**THE PROBLEM**
Copy from the first line below down to and including the line with "(0,0) rectangle (1152,1188);". Skip the pictures.

**DATA EXTRACT**
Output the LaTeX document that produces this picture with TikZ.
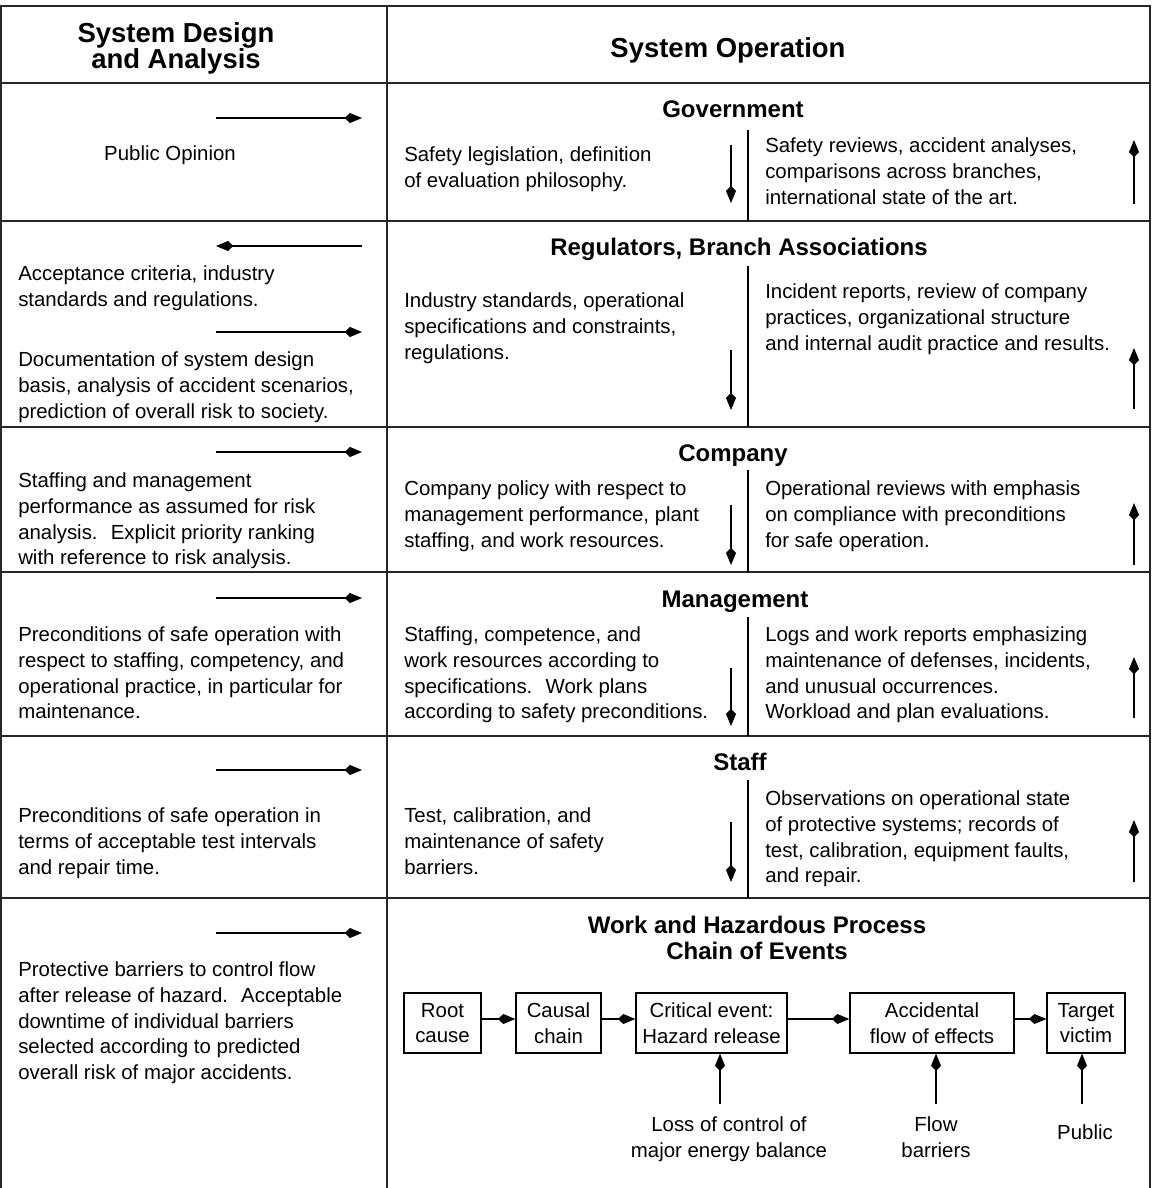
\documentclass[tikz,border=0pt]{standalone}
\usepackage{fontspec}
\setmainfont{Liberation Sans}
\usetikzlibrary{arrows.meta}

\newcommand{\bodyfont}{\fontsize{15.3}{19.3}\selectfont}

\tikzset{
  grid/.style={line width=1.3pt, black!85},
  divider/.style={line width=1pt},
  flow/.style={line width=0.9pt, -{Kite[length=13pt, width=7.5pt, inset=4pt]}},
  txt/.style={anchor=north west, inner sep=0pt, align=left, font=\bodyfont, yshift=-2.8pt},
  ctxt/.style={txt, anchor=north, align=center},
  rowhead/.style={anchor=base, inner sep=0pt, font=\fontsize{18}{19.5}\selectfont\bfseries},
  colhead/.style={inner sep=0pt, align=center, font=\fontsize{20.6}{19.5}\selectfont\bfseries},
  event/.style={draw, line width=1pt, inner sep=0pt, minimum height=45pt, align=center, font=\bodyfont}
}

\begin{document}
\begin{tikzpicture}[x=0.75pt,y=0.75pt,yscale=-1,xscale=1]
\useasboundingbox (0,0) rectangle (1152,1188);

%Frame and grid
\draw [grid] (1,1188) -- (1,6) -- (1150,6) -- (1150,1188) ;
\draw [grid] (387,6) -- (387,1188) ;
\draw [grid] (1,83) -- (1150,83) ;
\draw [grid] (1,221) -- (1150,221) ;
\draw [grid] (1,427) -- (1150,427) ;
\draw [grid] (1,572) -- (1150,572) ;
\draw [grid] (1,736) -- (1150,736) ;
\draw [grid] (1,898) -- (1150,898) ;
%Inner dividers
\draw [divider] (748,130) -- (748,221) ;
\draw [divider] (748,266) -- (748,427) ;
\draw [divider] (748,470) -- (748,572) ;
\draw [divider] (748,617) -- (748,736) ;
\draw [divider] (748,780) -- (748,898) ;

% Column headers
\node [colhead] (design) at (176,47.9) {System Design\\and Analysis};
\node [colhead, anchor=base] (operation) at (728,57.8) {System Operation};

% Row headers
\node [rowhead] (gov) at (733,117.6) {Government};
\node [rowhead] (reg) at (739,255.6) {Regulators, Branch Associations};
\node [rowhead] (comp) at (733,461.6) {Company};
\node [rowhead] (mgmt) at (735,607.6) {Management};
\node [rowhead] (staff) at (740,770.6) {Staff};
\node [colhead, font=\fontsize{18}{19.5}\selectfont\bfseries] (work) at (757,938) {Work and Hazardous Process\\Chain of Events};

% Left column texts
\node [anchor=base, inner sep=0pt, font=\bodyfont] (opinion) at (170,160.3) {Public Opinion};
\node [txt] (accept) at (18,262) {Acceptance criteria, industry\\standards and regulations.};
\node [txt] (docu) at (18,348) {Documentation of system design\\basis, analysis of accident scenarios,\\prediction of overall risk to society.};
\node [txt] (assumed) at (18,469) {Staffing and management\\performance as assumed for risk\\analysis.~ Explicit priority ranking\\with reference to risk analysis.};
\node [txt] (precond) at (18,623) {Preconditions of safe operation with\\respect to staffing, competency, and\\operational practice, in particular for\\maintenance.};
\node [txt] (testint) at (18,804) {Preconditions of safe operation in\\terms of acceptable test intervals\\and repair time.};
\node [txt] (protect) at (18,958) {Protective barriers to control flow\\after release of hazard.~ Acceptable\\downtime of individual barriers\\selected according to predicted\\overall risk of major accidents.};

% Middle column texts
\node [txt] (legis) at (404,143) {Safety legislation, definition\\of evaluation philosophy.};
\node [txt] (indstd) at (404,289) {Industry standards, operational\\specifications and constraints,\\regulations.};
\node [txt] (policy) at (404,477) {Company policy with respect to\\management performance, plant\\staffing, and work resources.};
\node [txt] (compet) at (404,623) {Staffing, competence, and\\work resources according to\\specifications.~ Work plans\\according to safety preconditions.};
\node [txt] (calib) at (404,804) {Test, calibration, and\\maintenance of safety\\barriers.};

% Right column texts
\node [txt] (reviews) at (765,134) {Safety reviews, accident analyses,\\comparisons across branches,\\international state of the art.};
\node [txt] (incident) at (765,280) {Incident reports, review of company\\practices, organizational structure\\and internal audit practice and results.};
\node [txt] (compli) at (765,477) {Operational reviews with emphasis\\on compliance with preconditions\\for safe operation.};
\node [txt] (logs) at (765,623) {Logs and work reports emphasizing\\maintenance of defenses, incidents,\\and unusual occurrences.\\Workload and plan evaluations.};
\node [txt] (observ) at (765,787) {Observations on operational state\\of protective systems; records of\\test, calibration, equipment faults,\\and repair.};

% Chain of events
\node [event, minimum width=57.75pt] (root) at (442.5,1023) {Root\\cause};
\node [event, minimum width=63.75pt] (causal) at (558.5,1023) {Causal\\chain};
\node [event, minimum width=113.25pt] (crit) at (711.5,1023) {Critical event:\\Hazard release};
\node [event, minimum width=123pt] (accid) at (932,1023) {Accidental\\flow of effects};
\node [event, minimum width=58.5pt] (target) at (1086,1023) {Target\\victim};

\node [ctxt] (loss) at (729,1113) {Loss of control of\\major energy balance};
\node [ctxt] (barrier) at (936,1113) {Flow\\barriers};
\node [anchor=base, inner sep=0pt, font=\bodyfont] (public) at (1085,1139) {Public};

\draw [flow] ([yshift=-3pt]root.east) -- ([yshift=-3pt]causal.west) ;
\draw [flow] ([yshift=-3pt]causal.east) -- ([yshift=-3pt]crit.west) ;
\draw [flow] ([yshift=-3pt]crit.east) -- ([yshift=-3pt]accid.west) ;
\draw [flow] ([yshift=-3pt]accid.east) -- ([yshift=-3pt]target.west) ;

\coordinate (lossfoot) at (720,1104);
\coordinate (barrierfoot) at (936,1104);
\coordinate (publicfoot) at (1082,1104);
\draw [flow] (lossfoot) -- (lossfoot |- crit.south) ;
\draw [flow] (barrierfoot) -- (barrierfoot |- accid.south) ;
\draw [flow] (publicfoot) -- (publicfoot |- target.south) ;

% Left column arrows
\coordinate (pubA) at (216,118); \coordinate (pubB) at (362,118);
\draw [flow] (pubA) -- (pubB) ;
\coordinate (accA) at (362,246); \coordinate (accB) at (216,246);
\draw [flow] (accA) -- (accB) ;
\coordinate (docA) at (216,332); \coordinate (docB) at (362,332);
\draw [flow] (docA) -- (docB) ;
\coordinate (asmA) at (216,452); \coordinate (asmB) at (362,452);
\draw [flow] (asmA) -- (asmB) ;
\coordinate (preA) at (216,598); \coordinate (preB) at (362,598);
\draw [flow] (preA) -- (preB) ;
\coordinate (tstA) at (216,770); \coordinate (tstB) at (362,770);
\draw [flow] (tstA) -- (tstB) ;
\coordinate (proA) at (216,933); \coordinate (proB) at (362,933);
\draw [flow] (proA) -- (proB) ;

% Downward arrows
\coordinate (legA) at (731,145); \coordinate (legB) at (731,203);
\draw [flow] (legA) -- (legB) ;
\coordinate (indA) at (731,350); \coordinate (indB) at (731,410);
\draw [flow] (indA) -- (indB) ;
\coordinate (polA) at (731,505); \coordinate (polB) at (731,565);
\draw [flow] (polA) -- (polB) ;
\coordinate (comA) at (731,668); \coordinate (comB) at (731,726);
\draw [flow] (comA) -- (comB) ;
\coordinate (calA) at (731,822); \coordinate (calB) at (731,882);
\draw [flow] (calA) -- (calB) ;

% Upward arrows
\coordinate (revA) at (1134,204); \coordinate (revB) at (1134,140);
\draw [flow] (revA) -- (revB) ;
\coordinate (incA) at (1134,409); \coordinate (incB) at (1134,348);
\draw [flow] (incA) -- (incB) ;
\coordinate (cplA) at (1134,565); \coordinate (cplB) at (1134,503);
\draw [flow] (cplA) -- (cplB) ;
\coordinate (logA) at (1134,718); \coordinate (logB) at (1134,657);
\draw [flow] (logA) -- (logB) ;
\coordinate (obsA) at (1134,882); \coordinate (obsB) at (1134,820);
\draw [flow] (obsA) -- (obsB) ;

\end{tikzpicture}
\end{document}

**CORRECT RESULT**
Output the LaTeX document that produces this picture with TikZ.
\documentclass[tikz,border=0pt]{standalone}
\usepackage{fontspec}
\setmainfont{Liberation Sans}
\usetikzlibrary{arrows.meta}

\newcommand{\bodyfont}{\fontsize{15.3}{19.3}\selectfont}

\tikzset{
  grid/.style={line width=1.3pt, black!85},
  divider/.style={line width=1pt},
  flow/.style={line width=0.9pt, -{Kite[length=13pt, width=7.5pt, inset=4pt]}},
  txt/.style={anchor=north west, inner sep=0pt, align=left, font=\bodyfont, yshift=-2.8pt},
  ctxt/.style={txt, anchor=north, align=center},
  rowhead/.style={anchor=base, inner sep=0pt, font=\fontsize{18}{19.5}\selectfont\bfseries},
  colhead/.style={inner sep=0pt, align=center, font=\fontsize{20.6}{19.5}\selectfont\bfseries},
  event/.style={draw, line width=1pt, inner sep=0pt, minimum height=45pt, align=center, font=\bodyfont}
}

\begin{document}
\begin{tikzpicture}[x=0.75pt,y=0.75pt,yscale=-1,xscale=1]
\useasboundingbox (0,0) rectangle (1152,1188);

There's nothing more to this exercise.